You just have to excel in the technical virtues of the law. You don’t have to be a good man, you just have to be a good lawyer. After all, are we not witnesses to the case of two SANs who allegedly bribed somebody and about a dozen of them (SANs) backed them like the solidarity of Baal! It echoes the words of Will Rogers: “Make crime pay. Become a lawyer.”

It’s this frustration that drove Shakespeare to cry: “The first thing we do, let’s kill the lawyers.” I won’t go that far. I want our lawyers to ape the Progressive Era in the U.S., when men like Theodore Roosevelt turned law into a platform for reform. We have a few in Nigeria who have taken the law as instruments of justice. I bow to them. But for others, I shed my tears.

In his novel, The Great expectation, Charles Dickens paints the picture of London’s best-known lawyer, Mr. Jaggers, who is cynical, wealthy, contemptuous, manipulative but inevitably iconic and successful. Mr. Jaggers is about the most colourful brute fiction has painted for the law profession.

I accept with thanks Mahmud’s suggestion that EFCC should not prosecute and investigate.
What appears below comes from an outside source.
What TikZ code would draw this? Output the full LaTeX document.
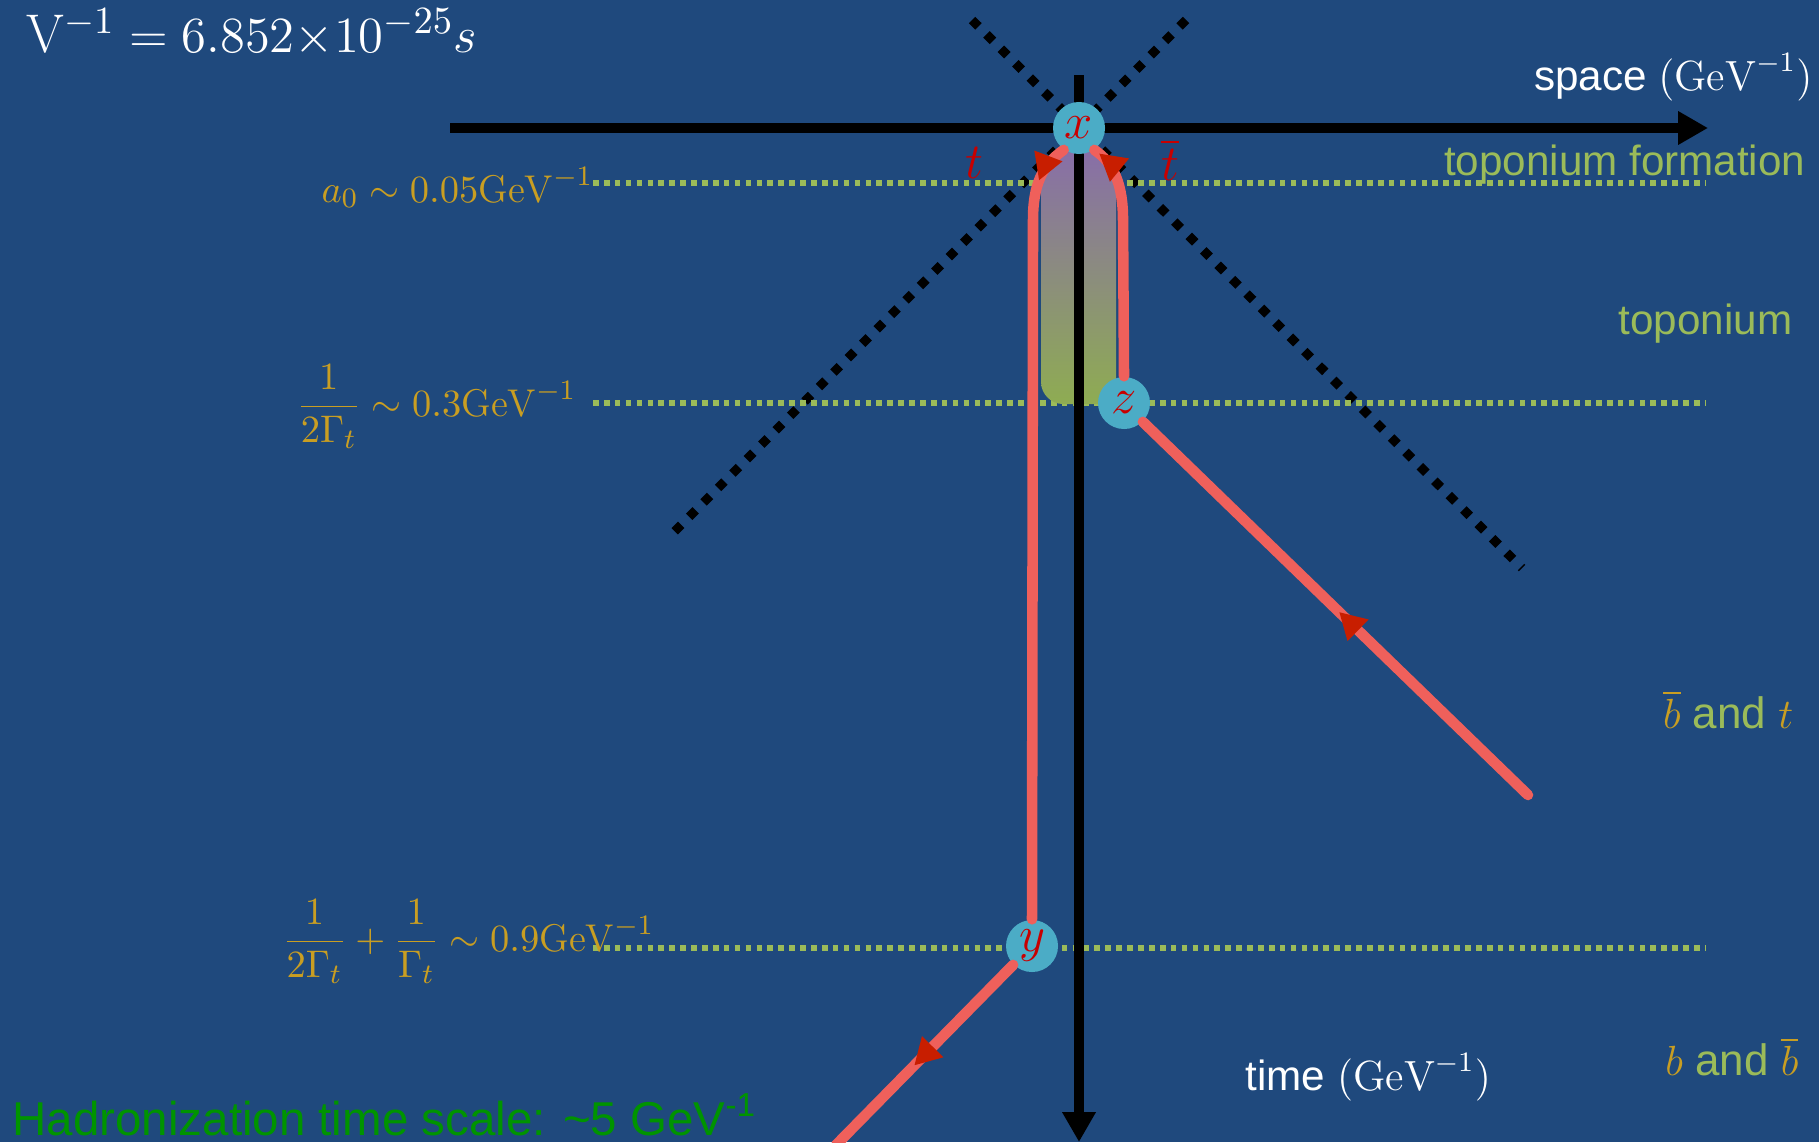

That is scratching the surface, though. It works in England with the Serious Fraud Office. It is the battle between rational choice and institutionalism at play. When we have the right values, you don’t need to bicker over conflict of interest because the larger morality of the society will work the law to check excesses. In the United States, the attorney-general can prosecute anybody, including the president. Hence Janet Reno appointed Kenneth Starr, a Republican, to investigate Bill Clinton’s sexual peccadilloes. In Nigeria, the EFCC prosecutorial powers can be checked by the attorney-general. Aondoakaa did it to Ribadu under Yar-Adua.

Mahmud put the cart before the horse. It’s like the call for a distinction between attorney-general of the federation and attorney-general of the government. It’s a meretricious colouring. If we have the right values, no one can abuse his powers without drawing
umbrage and penalty.

What we need is a good society. Law and lawyers will have no choice but fall in line.